**WHAT TO WORK ON:**
From the first line of the data below, repeat each line exactly until you reach the line with "const plotLeft = 100, plotRight"; include that line too.

**TASK DATA:**
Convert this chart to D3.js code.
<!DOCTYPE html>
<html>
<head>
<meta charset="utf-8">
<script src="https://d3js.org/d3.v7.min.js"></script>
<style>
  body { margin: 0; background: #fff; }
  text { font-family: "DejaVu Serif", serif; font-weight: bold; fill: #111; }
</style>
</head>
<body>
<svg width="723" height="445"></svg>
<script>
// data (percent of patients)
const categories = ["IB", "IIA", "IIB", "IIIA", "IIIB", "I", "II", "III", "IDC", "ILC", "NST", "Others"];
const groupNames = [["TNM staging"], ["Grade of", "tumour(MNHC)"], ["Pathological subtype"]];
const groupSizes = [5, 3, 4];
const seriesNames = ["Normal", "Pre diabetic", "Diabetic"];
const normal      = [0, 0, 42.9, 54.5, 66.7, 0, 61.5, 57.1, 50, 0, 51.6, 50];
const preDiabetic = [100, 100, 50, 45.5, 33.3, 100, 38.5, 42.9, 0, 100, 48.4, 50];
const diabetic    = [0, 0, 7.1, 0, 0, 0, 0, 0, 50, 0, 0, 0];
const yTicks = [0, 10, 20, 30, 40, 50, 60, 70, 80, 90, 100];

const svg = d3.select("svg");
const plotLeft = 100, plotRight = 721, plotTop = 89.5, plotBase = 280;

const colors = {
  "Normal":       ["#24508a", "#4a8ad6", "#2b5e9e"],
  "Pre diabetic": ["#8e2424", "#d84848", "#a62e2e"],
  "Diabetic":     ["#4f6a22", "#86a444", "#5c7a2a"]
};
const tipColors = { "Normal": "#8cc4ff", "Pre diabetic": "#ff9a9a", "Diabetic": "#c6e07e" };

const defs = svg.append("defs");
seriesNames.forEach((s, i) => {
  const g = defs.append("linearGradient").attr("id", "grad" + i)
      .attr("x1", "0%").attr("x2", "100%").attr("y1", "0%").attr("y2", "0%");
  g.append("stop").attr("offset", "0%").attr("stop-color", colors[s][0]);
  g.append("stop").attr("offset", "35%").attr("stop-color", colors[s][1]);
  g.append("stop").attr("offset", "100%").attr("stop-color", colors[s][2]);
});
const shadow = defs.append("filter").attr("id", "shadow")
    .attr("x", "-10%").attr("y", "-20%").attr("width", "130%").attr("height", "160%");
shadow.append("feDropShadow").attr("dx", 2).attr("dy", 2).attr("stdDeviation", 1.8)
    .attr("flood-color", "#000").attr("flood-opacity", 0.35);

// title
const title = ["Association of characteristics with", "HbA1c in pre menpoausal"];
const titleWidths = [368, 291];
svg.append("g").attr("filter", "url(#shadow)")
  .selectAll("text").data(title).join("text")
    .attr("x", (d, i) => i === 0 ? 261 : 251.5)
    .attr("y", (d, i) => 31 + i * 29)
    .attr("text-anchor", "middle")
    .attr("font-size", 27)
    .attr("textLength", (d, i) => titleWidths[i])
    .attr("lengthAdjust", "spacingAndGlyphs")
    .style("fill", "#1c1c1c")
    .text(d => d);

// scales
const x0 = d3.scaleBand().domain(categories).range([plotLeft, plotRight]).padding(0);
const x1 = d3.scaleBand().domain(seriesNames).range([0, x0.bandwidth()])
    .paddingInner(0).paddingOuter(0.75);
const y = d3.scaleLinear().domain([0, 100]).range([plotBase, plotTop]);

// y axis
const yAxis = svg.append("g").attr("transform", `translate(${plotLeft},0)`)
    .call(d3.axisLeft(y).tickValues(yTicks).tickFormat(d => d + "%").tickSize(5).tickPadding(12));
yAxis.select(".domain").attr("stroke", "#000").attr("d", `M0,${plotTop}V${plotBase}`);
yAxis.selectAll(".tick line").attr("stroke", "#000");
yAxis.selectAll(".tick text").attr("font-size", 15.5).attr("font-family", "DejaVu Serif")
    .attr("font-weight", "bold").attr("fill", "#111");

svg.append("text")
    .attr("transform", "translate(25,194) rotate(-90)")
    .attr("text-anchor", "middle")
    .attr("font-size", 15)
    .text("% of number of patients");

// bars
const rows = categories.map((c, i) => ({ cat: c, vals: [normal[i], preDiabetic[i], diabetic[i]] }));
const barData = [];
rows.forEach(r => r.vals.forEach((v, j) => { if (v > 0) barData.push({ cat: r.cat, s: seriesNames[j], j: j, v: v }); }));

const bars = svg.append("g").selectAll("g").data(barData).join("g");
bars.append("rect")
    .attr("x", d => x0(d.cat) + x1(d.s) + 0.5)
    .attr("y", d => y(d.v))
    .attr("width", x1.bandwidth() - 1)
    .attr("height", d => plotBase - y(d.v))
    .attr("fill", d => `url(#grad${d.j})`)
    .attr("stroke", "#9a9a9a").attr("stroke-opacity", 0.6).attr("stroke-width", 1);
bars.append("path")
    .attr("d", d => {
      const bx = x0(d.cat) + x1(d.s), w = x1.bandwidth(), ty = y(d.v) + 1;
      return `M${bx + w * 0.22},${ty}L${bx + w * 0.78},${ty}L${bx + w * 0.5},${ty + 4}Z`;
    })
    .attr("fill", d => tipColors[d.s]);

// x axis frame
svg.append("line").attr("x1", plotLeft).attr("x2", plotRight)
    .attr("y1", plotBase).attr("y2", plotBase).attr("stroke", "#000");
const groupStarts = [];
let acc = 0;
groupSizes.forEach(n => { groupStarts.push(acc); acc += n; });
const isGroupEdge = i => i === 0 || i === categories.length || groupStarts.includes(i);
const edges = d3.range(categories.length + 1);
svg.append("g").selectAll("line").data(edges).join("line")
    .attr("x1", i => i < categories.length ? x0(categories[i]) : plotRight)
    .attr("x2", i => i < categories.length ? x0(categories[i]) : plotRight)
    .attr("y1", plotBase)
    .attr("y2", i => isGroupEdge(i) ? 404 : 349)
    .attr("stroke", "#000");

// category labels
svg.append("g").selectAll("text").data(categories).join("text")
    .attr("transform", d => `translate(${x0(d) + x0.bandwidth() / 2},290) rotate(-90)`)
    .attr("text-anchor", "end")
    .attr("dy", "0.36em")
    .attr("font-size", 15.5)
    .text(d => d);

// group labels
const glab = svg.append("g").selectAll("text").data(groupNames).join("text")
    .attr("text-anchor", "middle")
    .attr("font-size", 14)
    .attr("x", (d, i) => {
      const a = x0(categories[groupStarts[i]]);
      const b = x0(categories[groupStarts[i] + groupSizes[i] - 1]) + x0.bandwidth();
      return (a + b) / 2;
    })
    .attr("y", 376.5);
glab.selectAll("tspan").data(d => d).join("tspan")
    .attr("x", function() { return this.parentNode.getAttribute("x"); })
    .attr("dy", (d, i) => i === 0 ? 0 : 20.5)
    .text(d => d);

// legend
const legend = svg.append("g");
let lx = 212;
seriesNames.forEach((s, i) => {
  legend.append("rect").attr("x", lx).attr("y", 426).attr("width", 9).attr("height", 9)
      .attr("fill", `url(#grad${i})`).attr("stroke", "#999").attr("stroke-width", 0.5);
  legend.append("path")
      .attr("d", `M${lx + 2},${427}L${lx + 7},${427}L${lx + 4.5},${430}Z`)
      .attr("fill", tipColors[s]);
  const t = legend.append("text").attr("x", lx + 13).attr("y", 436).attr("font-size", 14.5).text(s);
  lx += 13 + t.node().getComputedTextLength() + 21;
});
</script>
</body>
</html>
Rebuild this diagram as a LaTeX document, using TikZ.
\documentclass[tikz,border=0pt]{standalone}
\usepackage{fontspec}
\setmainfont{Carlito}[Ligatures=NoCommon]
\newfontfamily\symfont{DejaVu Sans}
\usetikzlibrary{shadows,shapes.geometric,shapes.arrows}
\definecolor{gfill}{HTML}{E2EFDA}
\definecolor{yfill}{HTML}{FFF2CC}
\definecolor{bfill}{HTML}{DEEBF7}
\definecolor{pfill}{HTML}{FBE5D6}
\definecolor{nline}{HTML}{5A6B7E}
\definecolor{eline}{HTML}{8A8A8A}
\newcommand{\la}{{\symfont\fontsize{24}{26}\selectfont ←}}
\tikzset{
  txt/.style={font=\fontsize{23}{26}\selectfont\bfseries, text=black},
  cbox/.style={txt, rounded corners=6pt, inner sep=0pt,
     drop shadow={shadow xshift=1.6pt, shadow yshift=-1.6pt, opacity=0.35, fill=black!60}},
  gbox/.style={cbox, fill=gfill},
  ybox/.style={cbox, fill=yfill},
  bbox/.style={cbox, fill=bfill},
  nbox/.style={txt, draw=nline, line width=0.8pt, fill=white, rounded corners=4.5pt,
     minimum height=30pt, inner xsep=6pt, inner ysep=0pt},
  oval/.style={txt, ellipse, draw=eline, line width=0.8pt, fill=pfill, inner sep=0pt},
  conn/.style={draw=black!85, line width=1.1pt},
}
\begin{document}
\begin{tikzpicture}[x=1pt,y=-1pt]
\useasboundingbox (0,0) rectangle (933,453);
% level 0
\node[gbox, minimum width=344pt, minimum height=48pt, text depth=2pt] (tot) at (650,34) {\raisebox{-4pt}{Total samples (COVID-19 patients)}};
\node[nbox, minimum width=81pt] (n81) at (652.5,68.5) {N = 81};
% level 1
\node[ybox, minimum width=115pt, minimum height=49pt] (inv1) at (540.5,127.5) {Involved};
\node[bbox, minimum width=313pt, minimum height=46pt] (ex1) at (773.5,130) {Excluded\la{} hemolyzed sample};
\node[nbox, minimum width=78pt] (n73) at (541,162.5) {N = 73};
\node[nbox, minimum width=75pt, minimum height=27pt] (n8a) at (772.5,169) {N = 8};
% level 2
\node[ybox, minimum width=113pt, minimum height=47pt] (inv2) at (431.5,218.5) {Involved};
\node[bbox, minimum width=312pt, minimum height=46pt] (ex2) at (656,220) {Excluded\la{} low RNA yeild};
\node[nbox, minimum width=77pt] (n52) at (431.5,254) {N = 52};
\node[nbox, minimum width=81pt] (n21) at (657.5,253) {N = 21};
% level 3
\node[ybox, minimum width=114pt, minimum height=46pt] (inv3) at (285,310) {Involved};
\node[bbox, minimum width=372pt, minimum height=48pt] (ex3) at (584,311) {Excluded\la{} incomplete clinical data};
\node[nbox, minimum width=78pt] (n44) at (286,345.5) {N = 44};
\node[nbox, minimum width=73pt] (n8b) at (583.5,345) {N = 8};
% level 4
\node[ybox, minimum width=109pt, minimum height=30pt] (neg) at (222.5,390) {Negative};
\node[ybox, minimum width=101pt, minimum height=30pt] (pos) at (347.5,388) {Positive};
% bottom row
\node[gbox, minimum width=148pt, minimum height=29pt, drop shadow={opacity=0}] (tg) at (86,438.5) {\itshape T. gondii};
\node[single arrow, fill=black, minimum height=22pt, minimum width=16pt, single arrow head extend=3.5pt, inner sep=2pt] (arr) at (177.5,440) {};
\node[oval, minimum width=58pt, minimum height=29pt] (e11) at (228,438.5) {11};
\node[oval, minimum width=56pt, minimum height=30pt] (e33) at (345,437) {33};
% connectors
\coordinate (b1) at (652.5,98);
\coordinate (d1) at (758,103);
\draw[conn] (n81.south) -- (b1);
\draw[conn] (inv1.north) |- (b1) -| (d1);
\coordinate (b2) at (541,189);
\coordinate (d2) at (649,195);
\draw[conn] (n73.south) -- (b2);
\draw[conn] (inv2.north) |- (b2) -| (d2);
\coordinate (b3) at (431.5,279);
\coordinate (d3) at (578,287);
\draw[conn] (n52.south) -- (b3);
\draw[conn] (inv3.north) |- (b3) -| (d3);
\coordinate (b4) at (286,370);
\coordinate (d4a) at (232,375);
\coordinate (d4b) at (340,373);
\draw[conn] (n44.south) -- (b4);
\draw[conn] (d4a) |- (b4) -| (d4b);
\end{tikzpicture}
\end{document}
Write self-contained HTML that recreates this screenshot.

**PROBLEM SOLUTION:**
Convert this chart to D3.js code.
<!DOCTYPE html>
<html>
<head>
<meta charset="utf-8">
<script src="https://d3js.org/d3.v7.min.js"></script>
<style>
  body { margin: 0; background: #fff; }
  text { font-family: "DejaVu Serif", serif; font-weight: bold; fill: #111; }
</style>
</head>
<body>
<svg width="723" height="445"></svg>
<script>
// data (percent of patients)
const categories = ["IB", "IIA", "IIB", "IIIA", "IIIB", "I", "II", "III", "IDC", "ILC", "NST", "Others"];
const groupNames = [["TNM staging"], ["Grade of", "tumour(MNHC)"], ["Pathological subtype"]];
const groupSizes = [5, 3, 4];
const seriesNames = ["Normal", "Pre diabetic", "Diabetic"];
const normal      = [0, 0, 42.9, 54.5, 66.7, 0, 61.5, 57.1, 50, 0, 51.6, 50];
const preDiabetic = [100, 100, 50, 45.5, 33.3, 100, 38.5, 42.9, 0, 100, 48.4, 50];
const diabetic    = [0, 0, 7.1, 0, 0, 0, 0, 0, 50, 0, 0, 0];
const yTicks = [0, 10, 20, 30, 40, 50, 60, 70, 80, 90, 100];

const svg = d3.select("svg");
const plotLeft = 100, plotRight = 721, plotTop = 89.5, plotBase = 280;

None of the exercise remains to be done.